▶ _DESCRIPTION OF THE TASK_
Copy the listing below line for line, starting at its first line and ending with the line that has "plt.rcParams['font.weight'] = 'bold'" in it. Add nothing.

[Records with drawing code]

----

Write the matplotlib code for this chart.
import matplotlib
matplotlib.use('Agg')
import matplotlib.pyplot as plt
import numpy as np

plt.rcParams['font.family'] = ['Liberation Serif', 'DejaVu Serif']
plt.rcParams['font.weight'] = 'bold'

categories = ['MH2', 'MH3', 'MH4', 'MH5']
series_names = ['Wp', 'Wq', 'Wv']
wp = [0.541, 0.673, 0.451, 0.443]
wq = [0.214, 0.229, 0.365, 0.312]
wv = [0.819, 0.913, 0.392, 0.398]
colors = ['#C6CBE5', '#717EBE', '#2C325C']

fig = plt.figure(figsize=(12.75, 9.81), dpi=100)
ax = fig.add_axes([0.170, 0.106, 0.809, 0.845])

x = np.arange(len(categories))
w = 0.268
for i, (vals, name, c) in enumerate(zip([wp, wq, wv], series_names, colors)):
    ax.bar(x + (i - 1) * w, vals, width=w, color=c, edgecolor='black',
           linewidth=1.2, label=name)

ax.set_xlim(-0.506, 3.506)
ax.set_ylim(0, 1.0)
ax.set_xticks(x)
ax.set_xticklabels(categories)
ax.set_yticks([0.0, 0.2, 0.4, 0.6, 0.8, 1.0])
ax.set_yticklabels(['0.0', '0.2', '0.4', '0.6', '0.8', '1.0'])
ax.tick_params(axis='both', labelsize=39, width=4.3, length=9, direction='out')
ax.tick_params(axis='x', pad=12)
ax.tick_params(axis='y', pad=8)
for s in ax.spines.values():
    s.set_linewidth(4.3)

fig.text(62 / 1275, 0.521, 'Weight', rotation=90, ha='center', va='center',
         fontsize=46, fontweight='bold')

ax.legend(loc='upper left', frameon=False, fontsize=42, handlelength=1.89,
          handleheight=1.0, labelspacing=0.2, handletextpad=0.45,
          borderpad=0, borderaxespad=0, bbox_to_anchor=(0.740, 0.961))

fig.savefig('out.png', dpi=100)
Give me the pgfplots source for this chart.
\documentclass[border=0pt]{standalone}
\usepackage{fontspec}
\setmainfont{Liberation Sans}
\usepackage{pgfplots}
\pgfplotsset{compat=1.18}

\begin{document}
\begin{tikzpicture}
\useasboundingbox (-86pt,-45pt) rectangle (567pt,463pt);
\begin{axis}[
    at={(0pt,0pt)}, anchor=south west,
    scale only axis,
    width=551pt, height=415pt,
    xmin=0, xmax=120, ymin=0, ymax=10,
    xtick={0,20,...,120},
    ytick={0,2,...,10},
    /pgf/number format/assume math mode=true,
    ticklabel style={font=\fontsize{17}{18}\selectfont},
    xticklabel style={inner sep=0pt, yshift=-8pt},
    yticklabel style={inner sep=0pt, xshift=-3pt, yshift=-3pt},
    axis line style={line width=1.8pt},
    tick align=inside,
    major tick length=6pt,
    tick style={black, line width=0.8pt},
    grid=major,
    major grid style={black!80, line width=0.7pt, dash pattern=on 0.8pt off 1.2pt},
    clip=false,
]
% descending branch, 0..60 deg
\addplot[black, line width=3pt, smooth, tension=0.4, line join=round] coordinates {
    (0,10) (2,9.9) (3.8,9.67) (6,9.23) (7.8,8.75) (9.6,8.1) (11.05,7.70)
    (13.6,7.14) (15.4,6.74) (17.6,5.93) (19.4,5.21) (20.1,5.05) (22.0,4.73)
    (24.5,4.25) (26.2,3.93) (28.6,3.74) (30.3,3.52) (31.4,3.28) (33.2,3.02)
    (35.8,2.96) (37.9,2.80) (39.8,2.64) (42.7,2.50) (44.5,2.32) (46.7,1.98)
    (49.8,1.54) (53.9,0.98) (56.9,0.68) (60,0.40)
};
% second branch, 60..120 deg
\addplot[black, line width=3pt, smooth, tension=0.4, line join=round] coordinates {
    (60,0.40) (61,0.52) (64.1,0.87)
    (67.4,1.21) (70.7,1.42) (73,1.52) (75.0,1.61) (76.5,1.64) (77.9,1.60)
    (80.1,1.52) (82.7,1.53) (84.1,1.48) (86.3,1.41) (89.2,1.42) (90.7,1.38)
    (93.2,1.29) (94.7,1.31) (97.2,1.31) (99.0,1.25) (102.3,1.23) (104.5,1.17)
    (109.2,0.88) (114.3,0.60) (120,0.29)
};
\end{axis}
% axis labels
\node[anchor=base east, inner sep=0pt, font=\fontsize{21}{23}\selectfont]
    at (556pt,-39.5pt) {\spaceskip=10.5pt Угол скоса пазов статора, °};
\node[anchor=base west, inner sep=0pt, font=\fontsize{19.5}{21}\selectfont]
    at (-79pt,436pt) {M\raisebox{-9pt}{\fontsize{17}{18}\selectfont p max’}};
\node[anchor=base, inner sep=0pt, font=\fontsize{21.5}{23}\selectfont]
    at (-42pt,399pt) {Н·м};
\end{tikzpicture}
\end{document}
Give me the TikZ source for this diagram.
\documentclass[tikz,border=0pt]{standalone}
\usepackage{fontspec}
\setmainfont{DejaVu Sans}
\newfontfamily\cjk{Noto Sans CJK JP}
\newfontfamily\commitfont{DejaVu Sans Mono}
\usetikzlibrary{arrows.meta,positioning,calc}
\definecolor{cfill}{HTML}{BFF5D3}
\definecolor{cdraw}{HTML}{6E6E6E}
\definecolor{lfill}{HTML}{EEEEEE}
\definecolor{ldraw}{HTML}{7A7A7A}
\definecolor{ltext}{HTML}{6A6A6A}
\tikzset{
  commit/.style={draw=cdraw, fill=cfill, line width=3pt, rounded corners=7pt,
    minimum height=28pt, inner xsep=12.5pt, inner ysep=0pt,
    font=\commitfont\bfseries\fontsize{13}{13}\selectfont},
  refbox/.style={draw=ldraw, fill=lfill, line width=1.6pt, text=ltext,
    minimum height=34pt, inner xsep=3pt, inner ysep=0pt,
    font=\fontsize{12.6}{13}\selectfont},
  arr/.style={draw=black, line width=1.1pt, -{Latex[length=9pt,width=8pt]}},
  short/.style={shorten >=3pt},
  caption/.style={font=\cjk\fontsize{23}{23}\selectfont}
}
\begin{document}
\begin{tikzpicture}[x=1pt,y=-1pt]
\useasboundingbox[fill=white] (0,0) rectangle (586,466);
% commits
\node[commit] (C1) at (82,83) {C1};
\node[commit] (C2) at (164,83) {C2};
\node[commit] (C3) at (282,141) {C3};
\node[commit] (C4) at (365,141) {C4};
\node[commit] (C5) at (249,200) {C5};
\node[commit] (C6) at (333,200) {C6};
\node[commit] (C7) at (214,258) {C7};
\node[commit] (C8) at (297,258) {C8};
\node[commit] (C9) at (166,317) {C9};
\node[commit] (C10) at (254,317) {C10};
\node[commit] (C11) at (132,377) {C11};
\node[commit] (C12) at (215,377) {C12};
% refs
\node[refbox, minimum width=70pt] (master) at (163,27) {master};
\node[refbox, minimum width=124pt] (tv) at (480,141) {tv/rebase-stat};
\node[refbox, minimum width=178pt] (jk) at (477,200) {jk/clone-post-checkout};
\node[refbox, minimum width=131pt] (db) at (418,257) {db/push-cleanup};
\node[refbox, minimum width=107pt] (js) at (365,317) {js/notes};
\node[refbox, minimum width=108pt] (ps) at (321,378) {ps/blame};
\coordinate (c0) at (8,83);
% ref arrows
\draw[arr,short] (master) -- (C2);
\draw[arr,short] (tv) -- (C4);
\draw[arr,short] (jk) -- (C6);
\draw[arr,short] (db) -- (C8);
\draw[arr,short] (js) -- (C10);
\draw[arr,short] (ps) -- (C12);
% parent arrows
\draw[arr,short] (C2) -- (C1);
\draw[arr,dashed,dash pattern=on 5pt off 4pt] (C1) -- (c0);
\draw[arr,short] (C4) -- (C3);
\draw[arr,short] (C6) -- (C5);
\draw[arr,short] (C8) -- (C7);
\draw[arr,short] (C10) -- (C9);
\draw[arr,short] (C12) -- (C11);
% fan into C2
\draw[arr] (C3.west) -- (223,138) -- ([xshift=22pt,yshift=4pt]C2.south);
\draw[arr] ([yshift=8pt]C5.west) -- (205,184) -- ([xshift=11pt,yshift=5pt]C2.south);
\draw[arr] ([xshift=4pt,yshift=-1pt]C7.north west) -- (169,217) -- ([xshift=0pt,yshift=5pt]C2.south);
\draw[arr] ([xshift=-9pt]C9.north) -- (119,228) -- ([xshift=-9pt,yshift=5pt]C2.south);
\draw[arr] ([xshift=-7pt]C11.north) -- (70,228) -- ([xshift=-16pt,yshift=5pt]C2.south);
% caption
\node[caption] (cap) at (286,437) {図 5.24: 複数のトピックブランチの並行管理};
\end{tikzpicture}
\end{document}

----

▶ _OUTPUT FOR THIS TASK_
Write the matplotlib code for this chart.
import matplotlib
matplotlib.use('Agg')
import matplotlib.pyplot as plt
import numpy as np

plt.rcParams['font.family'] = ['Liberation Serif', 'DejaVu Serif']
plt.rcParams['font.weight'] = 'bold'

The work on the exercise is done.